Bankruptcy.  Sadly enough, the biggest investment opportunities of the moment are junk bonds and other investments that are sorely undervalued in a fear-wracked business environment.  A skillion things are going south, and bankruptcy has never been so good.  All the investment action lies in sorting through companies in trouble or healed companies that have emerged from trouble.  To turn a phrase, most of us “have never had it so bad,” and both the problems and opportunities in a lousy world economy amidst domestic inertia need much more exploration.

We’ve been debating what the key story is for the media here.  Is it the whole of the Clinton 90s, which recklessly extended credit across the whole world and created a global credit bubble?  Is it that our major industries (e.g. steel, telecoms, airlines, major league sports, etc.) are all going bust? 
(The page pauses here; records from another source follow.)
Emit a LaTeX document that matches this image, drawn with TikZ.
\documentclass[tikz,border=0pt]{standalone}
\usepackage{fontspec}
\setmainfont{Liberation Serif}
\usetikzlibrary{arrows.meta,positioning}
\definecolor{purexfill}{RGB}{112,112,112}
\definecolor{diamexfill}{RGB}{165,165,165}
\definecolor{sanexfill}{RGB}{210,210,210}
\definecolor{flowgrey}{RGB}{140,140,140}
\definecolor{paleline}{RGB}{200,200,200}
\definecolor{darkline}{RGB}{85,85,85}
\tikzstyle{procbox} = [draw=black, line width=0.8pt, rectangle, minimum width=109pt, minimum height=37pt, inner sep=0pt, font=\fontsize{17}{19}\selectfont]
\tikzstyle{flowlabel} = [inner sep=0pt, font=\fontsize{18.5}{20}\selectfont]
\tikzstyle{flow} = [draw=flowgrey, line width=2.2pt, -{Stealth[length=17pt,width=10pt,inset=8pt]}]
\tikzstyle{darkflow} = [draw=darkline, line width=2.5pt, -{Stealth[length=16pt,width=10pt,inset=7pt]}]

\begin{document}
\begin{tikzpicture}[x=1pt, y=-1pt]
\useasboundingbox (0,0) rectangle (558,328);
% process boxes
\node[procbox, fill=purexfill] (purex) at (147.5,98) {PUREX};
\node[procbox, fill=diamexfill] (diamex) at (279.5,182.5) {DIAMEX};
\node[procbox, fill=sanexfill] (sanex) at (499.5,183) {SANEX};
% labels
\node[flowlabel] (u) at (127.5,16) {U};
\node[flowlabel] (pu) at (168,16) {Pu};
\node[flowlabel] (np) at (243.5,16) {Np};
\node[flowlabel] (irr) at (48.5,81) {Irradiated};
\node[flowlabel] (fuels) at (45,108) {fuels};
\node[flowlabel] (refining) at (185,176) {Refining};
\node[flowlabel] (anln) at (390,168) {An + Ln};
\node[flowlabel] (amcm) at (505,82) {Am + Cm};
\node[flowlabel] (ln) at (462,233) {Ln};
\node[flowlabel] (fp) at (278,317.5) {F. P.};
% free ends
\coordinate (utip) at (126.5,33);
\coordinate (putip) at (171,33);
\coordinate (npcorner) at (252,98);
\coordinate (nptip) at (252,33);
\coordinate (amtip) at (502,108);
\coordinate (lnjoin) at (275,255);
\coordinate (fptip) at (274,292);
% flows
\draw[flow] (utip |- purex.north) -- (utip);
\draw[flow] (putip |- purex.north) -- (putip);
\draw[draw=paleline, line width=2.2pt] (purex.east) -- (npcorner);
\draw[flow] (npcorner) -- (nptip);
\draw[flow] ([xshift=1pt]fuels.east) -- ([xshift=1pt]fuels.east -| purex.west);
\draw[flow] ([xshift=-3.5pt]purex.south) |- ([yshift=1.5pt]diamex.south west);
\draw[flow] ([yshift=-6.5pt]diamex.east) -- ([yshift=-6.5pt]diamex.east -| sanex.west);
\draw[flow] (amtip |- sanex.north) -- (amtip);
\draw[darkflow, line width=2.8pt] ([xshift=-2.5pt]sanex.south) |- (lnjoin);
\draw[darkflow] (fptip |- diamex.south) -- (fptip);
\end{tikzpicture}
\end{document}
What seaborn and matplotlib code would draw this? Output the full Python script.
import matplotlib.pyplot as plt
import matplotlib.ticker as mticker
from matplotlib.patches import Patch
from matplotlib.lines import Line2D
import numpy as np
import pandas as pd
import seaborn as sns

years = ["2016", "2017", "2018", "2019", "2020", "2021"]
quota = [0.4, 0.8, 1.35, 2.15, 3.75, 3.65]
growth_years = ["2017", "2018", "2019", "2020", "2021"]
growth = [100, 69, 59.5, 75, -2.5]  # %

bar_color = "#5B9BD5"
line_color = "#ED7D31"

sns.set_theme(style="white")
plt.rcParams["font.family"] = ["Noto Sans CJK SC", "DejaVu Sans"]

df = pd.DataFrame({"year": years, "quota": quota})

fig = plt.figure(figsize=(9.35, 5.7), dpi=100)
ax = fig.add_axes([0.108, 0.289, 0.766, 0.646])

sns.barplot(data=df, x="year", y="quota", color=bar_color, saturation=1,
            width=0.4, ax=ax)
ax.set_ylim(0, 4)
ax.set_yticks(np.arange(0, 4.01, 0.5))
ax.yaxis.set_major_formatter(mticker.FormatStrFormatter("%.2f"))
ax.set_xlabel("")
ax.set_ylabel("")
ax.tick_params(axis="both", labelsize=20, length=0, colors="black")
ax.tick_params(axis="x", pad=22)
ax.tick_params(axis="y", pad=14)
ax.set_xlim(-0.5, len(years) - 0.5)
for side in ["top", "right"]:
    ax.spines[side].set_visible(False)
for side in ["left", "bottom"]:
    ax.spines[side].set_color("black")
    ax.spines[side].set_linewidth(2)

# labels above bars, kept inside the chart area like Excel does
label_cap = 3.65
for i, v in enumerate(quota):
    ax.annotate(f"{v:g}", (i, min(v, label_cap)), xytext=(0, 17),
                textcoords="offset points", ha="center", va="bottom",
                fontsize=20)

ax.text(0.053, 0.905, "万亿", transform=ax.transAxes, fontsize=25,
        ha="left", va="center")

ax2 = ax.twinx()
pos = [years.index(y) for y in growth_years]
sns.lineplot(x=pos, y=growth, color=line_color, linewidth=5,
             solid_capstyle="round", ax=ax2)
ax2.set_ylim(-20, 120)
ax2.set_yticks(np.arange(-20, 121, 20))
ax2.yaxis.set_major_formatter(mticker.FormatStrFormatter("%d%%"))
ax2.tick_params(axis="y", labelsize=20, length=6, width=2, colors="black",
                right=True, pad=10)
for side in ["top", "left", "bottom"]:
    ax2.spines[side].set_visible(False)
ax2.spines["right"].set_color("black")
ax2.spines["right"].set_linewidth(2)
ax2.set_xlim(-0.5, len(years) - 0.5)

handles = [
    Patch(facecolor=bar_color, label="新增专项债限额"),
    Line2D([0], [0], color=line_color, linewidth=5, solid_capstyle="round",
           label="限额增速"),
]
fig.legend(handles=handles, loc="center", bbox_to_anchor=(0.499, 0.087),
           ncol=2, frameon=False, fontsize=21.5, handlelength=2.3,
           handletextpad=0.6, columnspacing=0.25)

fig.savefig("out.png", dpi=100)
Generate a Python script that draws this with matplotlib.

We suspect it’s “none of the above.”  In 1990 or so, a Fortune writer showed up at our office to ask about the state of the economy, but he already had his conclusion in hand.  That is, he said, American business had completed a vast restructuring and was in very good shape, indeed.  We told him that the restructuring had barely begun and would go on 'til about 2015, and none of us knew how it would turn out.  But he was not in the mood to listen

Well, the restructuring is still going on, and there are bankruptcies aplenty to come.  We have barely begun to deal with state governments and the federal establishment, both of which are bust, for example.  We are counseling all our clients—Fortune CEOs, money managers, Chinese midcaps—that there are at least 5 more years of bankruptcy before us.  So don’t get starry-eyed about our economic prospects anytime soon.  That’s only for CNBC, MSNBC, CNN and all the one-dimensional news channels.  The story here is that restructuring, bankruptcy, volatility, and economic disallocation are absolutely thriving. If you want to get into the bankruptcy subject, the publications from the folks at New Generation are a must, providing data on companies in trouble, companies that have filed for bankruptcy, and companies that have come off the bottom.  To find out more about them, look at item 49 at Best of Class on the Global Province.

More to Come.  Healthcare is not providing healthcare.  Defense is fighting yesterday’s enemy.  Bankruptcy is a staple of our life.  But this is just the beginning.  We’ll give you more stories that are not being told in weeks to come.  Oh, and they will include many notes of cheer as well, because there are plenty of good things newsmakers are not noticing.  Cheerio.